The manufacturer of a car or of a book has costs for an extra copy.This is not the case for intellectual property such as scientific articles in journals, yet many of my articles are now behind a paywall with Elsevier charging heavily for each article viewing.
Intellectual property is not really property, it cannot be stolen like a car. It is more like a tax that the licence holder may charge for a limited period to ensure that the intellectual work required gets done and rewarded. This is actually quite an important distinction, as it shifts the emphasis from protecting property rights to ensuring value is created.
Taxes and benefits are so complex today that they hide the true tax rates of the 99%. They are also contradictory in their incentive effects. On this I have written a lot already in this blog.
Lobbyism and the influence of vested interests (in particular top earners) is I think the root cause for this state of affairs that capitalism rhetoric notwithstanding has more to do with rent seeking than with economic efficiency.
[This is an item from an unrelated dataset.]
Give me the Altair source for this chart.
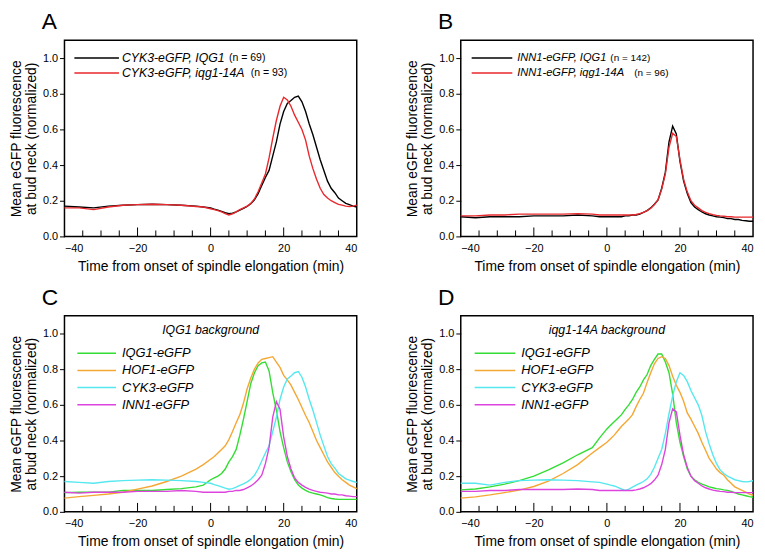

I see a reform of democracy as critical and the idea I find most promissing is a truely representative chamber, one drawn by lot. Their members would not be beholden to lobbyists and would not need to fight elections. They would have the time to sift the evidence presented by experts carefully
being paid well to do this full time, and unlike ordinary voters they would be few enough in numbers that every one of them would know that their vote actually might make a real difference.